I've long been fascinated by hexagonal grids. And maps. So it was probably only a matter of time before I created a world map based on a hexagonal grid: Hexworld.

I'm certainly not the first to try this, but most of the other attempts I've seen are either low resolution or do not try to capture national boundaries.

The obvious way of generating such a map is to take an existing one (in this case, an equirectangular projection) and post-process it. I started down this track but quickly discovered that it produces ugly results. As cartographers through the ages have discovered, making political maps (as opposed to maps for navigation) is more of an art-form that a science. So I dusted off my faithful copy of Paint Shop Pro 5 and hand-filled the 100,000 or so hexagons that make up the land masses:

I initially coloured the regions using five colours (red, green, blue, yellow and pink) and then used a Wikimedia four colour map as the basis for whittling it down to four.

With the seas coloured cyan (hue 180°), it made sense to use equidistant hues for the remaining four colours: red (324°), green (108°), blue (252°) and yellow (36°).

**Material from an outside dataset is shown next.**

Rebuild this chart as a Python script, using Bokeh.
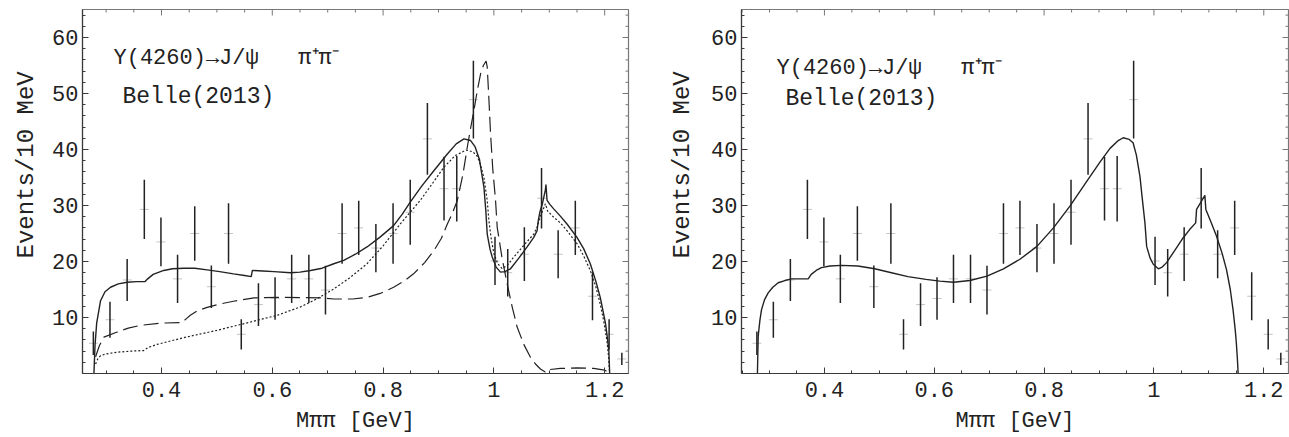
from bokeh.plotting import figure
from bokeh.models import FixedTicker, Label, ColumnDataSource, Range1d, Title
from bokeh.layouts import row
from bokeh.embed import file_html
from bokeh.resources import INLINE

# ---------------- data ----------------
x_data = [0.277, 0.307, 0.338, 0.369, 0.399, 0.429, 0.460, 0.490, 0.521, 0.544,
          0.575, 0.605, 0.635, 0.666, 0.696, 0.726, 0.756, 0.787, 0.818, 0.849,
          0.880, 0.910, 0.933, 0.963, 1.002, 1.025, 1.055, 1.086, 1.116, 1.147,
          1.178, 1.208, 1.231]
y_data = [5.4, 9.6, 16.7, 29.3, 23.5, 16.9, 25.0, 15.5, 25.0, 7.0,
          12.3, 13.4, 16.9, 16.9, 14.9, 25.0, 26.0, 22.4, 25.0, 28.8,
          41.9, 33.0, 33.0, 48.9, 20.1, 18.0, 21.3, 31.3, 21.3, 26.0,
          13.8, 7.0, 2.6]
y_err = [2.1, 3.2, 3.75, 5.3, 4.35, 4.3, 4.85, 3.8, 5.4, 2.7,
         3.8, 3.8, 4.3, 4.3, 4.35, 5.4, 4.85, 4.3, 5.4, 5.8,
         6.4, 5.7, 5.85, 6.95, 4.3, 4.25, 4.8, 5.4, 4.3, 4.85,
         4.3, 2.7, 1.1]

left_solid_x = [0.278, 0.280, 0.283, 0.290, 0.298, 0.308, 0.322, 0.338, 0.355, 0.370,
                0.375, 0.385, 0.404, 0.420, 0.440, 0.460, 0.4825, 0.505, 0.530, 0.550,
                0.562, 0.564, 0.583, 0.603, 0.633, 0.650, 0.669, 0.690, 0.711, 0.729,
                0.750, 0.771, 0.795, 0.819, 0.835, 0.849, 0.870, 0.892, 0.916, 0.932,
                0.946, 0.958, 0.966, 0.974, 0.982, 0.9855, 0.988, 0.993, 0.997, 1.004,
                1.012, 1.020, 1.030, 1.045, 1.060, 1.072, 1.078, 1.080, 1.083, 1.088,
                1.093, 1.094, 1.096, 1.101, 1.108, 1.120, 1.132, 1.150, 1.162, 1.174,
                1.184, 1.192, 1.198, 1.2015, 1.205, 1.2075, 1.209]
left_solid_y = [0.0, 5.0, 9.0, 13.0, 14.6, 15.4, 16.0, 16.3, 16.4, 16.4,
                16.9, 17.7, 18.4, 18.7, 18.8, 18.8, 18.5, 18.2, 17.8, 17.5,
                17.3, 18.4, 18.3, 18.2, 18.0, 18.1, 18.4, 18.8, 19.6, 20.2,
                21.3, 22.6, 24.4, 26.4, 28.5, 30.6, 33.5, 36.25, 39.2, 41.0,
                41.9, 41.6, 40.5, 38.2, 33.3, 29.0, 24.9, 22.2, 20.8, 19.0,
                18.1, 18.2, 18.7, 20.6, 22.6, 24.3, 25.5, 27.2, 28.8, 30.5,
                32.8, 33.75, 30.9, 30.2, 29.4, 28.1, 26.7, 24.3, 22.3, 19.6,
                16.5, 13.6, 10.7, 8.9, 6.3, 4.1, 0.0]

left_dot_x = [0.281, 0.285, 0.290, 0.300, 0.320, 0.345, 0.368, 0.375, 0.392, 0.440,
              0.500, 0.561, 0.609, 0.651, 0.680, 0.711, 0.740, 0.771, 0.800, 0.831,
              0.867, 0.8895, 0.9095, 0.930, 0.950, 0.962, 0.970, 0.976, 0.982, 0.988,
              0.991, 0.995, 1.000, 1.007, 1.015, 1.025, 1.036, 1.055, 1.072, 1.078,
              1.083, 1.093, 1.097, 1.108, 1.120, 1.132, 1.150, 1.162, 1.174, 1.184,
              1.192, 1.198, 1.204, 1.207, 1.209]
left_dot_y = [1.7, 2.6, 3.2, 3.5, 3.8, 4.0, 4.1, 4.6, 5.2, 6.4,
              7.7, 9.2, 10.4, 11.9, 13.3, 15.1, 17.1, 19.6, 22.8, 26.7,
              30.9, 34.0, 36.8, 38.9, 39.9, 39.6, 38.8, 37.2, 35.0, 30.9,
              27.3, 24.2, 21.4, 19.6, 18.7, 19.4, 20.8, 23.0, 24.9, 26.1,
              27.8, 30.3, 29.0, 27.9, 26.9, 25.5, 23.2, 21.0, 18.4, 15.5,
              12.4, 9.5, 5.9, 3.0, 0.0]

left_dash_x = [0.281, 0.288, 0.296, 0.320, 0.340, 0.362, 0.398, 0.437, 0.445, 0.452,
               0.465, 0.4825, 0.505, 0.530, 0.567, 0.621, 0.687, 0.711, 0.745, 0.771,
               0.795, 0.819, 0.838, 0.855, 0.875, 0.892, 0.905, 0.916, 0.925, 0.934,
               0.944, 0.952, 0.958, 0.964, 0.970, 0.976, 0.981, 0.986, 0.988, 0.991,
               0.994, 0.998, 1.003, 1.006, 1.015, 1.024, 1.033, 1.042, 1.054, 1.066,
               1.076, 1.084, 1.092, 1.096, 1.100, 1.120, 1.150, 1.180, 1.200, 1.205,
               1.209]
left_dash_y = [3.0, 5.0, 6.5, 7.4, 8.1, 8.6, 9.0, 9.1, 9.8, 10.4,
               11.2, 11.8, 12.4, 12.9, 13.5, 13.6, 13.5, 13.3, 13.3, 13.6,
               14.3, 15.4, 16.5, 17.8, 19.8, 22.0, 24.1, 26.7, 28.6, 30.9,
               35.5, 40.4, 43.8, 47.0, 50.5, 53.5, 55.0, 55.8, 54.7, 49.0,
               42.8, 36.5, 30.9, 26.1, 20.5, 16.0, 11.9, 8.3, 5.2, 2.9,
               1.6, 0.8, 0.3, 0.2, 0.7, 0.9, 1.0, 0.9, 0.6, 0.3,
               0.0]

right_solid_x = [0.278, 0.2794, 0.2825, 0.2855, 0.291, 0.2976, 0.306, 0.3158, 0.328, 0.340,
                 0.355, 0.3704, 0.376, 0.385, 0.3945, 0.410, 0.431, 0.461, 0.4915, 0.522,
                 0.552, 0.585, 0.610, 0.635, 0.665, 0.696, 0.726, 0.756, 0.787, 0.817,
                 0.847, 0.8776, 0.902, 0.920, 0.935, 0.944, 0.955, 0.962, 0.968, 0.9745,
                 0.979, 0.9836, 0.9867, 0.993, 0.9988, 1.008, 1.015, 1.023, 1.038, 1.053,
                 1.065, 1.076, 1.0776, 1.085, 1.0927, 1.0945, 1.104, 1.114, 1.124, 1.132,
                 1.139, 1.144, 1.148, 1.150, 1.152, 1.1533]
right_solid_y = [0.0, 6.7, 9.5, 11.4, 13.2, 14.4, 15.4, 16.2, 16.6, 16.9,
                 16.9, 16.9, 17.7, 18.4, 18.9, 19.2, 19.3, 19.2, 18.7, 18.0,
                 17.3, 16.8, 16.5, 16.3, 16.6, 17.4, 18.7, 20.4, 22.7, 26.0,
                 29.9, 34.3, 37.8, 40.2, 41.6, 42.1, 41.8, 41.2, 39.0, 35.2,
                 31.0, 26.9, 22.7, 20.6, 19.5, 18.7, 19.0, 19.8, 22.0, 24.2,
                 25.7, 26.9, 29.3, 30.5, 31.8, 29.3, 27.0, 24.5, 21.5, 18.6,
                 15.0, 11.4, 7.8, 5.5, 2.5, 0.0]

x_ticks = [0.4, 0.6, 0.8, 1.0, 1.2]
x_tick_labels = ["0.4", "0.6", "0.8", "1", "1.2"]
x_minor = [0.25, 0.3, 0.35, 0.45, 0.5, 0.55, 0.65, 0.7, 0.75, 0.85, 0.9, 0.95,
           1.05, 1.1, 1.15, 1.25]
y_ticks = [10, 20, 30, 40, 50, 60]
y_minor = [2, 4, 6, 8, 12, 14, 16, 18, 22, 24, 26, 28, 32, 34, 36, 38, 42, 44, 46, 48,
           52, 54, 56, 58, 62, 64]
y_label = "Events/10 MeV"
x_label = "M\u03c0\u03c0 [GeV]"
title_line1 = "Y(4260)\u2192J/\u03c8\u00a0 \u00a0\u03c0\u207a\u03c0\u207b"
title_line2 = "Belle(2013)"

MONO = "Liberation Mono"
INK = "#222222"
AXC = "#3a3a3a"
FRAME_W = 546
FRAME_H = 364
Y0, Y1 = 0, 65


def style_axis(ax, ticks, minor, overrides=None):
    ax.ticker = FixedTicker(ticks=ticks, minor_ticks=minor + ticks)
    ax.major_tick_in = 6
    ax.major_tick_out = 0
    ax.minor_tick_in = 3
    ax.minor_tick_out = 0
    ax.axis_line_color = AXC
    ax.axis_line_width = 1.2
    ax.major_tick_line_color = AXC
    ax.minor_tick_line_color = AXC
    ax.major_label_text_font = MONO
    ax.major_label_text_font_size = "22px"
    ax.major_label_text_color = INK
    if overrides:
        ax.major_label_overrides = overrides


def make_panel(width, border_left, border_right, x0, x1, ylab_standoff, t1_pos, t2_pos):
    p = figure(width=width, height=437, x_range=Range1d(x0, x1), y_range=Range1d(Y0, Y1),
               output_backend="svg", toolbar_location=None,
               min_border_left=border_left, min_border_right=border_right,
               min_border_top=9, min_border_bottom=64)
    p.xgrid.visible = False
    p.ygrid.visible = False
    p.outline_line_color = "#777777"
    p.outline_line_width = 1.2
    p.background_fill_color = "white"
    p.border_fill_color = "white"

    overrides = {t: s for t, s in zip(x_ticks, x_tick_labels)}
    style_axis(p.xaxis[0], x_ticks, x_minor, overrides)
    p.xaxis[0].major_label_standoff = 8
    p.xaxis[0].axis_label = x_label
    p.xaxis[0].axis_label_text_font = MONO
    p.xaxis[0].axis_label_text_font_size = "22px"
    p.xaxis[0].axis_label_text_font_style = "normal"
    p.xaxis[0].axis_label_text_color = INK
    p.xaxis[0].axis_label_standoff = 9
    style_axis(p.yaxis[0], y_ticks, y_minor)
    p.yaxis[0].major_label_standoff = 4

    # y-axis title, placed off-centre like the reference
    p.add_layout(Title(text=y_label, align="left", offset=115, standoff=ylab_standoff,
                       text_font=MONO, text_font_size="24px", text_font_style="normal",
                       text_color=INK), "left")

    # inward ticks on the top and right frame edges (from the tick lists)
    dy_major = 6 * (Y1 - Y0) / FRAME_H
    dy_minor = 3 * (Y1 - Y0) / FRAME_H
    dx_major = 6 * (x1 - x0) / FRAME_W
    dx_minor = 3 * (x1 - x0) / FRAME_W
    tx = x_ticks + x_minor
    p.segment(x0=tx, x1=tx, y0=[Y1] * len(tx),
              y1=[Y1 - dy_major] * len(x_ticks) + [Y1 - dy_minor] * len(x_minor),
              line_color="#777777", line_width=1)
    ty = y_ticks + y_minor
    p.segment(x0=[x1] * len(ty), x1=[x1 - dx_major] * len(y_ticks) + [x1 - dx_minor] * len(y_minor),
              y0=ty, y1=ty, line_color="#777777", line_width=1)

    # data with error bars
    src = ColumnDataSource(dict(x=x_data, y=y_data,
                                lo=[y - e for y, e in zip(y_data, y_err)],
                                hi=[y + e for y, e in zip(y_data, y_err)]))
    p.scatter("x", "y", source=src, marker="dash", size=9, line_color="#c4c4c4",
              line_width=1)
    p.segment(x0="x", y0="lo", x1="x", y1="hi", source=src, line_color=INK,
              line_width=1.5)

    p.add_layout(Label(x=t1_pos[0], y=t1_pos[1], x_units="screen", y_units="screen",
                       text=title_line1, text_font=MONO, text_font_size="22px",
                       text_color=INK, text_baseline="middle"))
    p.add_layout(Label(x=t2_pos[0], y=t2_pos[1], x_units="screen", y_units="screen",
                       text=title_line2, text_font=MONO, text_font_size="23px",
                       text_color=INK, text_baseline="middle"))
    return p


p1 = make_panel(645, 82, 17, 0.2574, 1.243, 20, (31, 315), (40, 277))
p1.line(left_solid_x, left_solid_y, line_color=INK, line_width=1.4)
p1.line(left_dot_x, left_dot_y, line_color=INK, line_width=1.2, line_dash="2 2")
p1.line(left_dash_x, left_dash_y, line_color=INK, line_width=1.2, line_dash="15 6")

p2 = make_panel(644, 96, 1, 0.249, 1.245, 26, (35, 305), (44, 275))
p2.line(right_solid_x, right_solid_y, line_color=INK, line_width=1.4)

layout = row(p1, p2)
open("out.html", "w").write(file_html(layout, INLINE))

Each "hexel" is given one of 241 unique 8-bit indices:

• One index (0) is reserved for water,
• 193 indices cover the current full UN member states,
• 2 indices cover the UN observer states (Vatican and Palestine),
• 6 indices cover disputed territories (Western Sahara, Taiwan, Abkhazia, Crimea, Kosovo and South Ossetia),
• 28 indices cover overseas territories belonging to UN states (e.g. Falklands), and
• One index (255) for Antarctica.

The lowest two bits of the index encodes the region's colour; except for 0 and 255, which are treated specially. The world is indeed four-colourable!

Obviously, there's no real advantage in rendering a world map using hexagons instead of rectangular pixels or arbitrary polygons. But it's a fun exercise.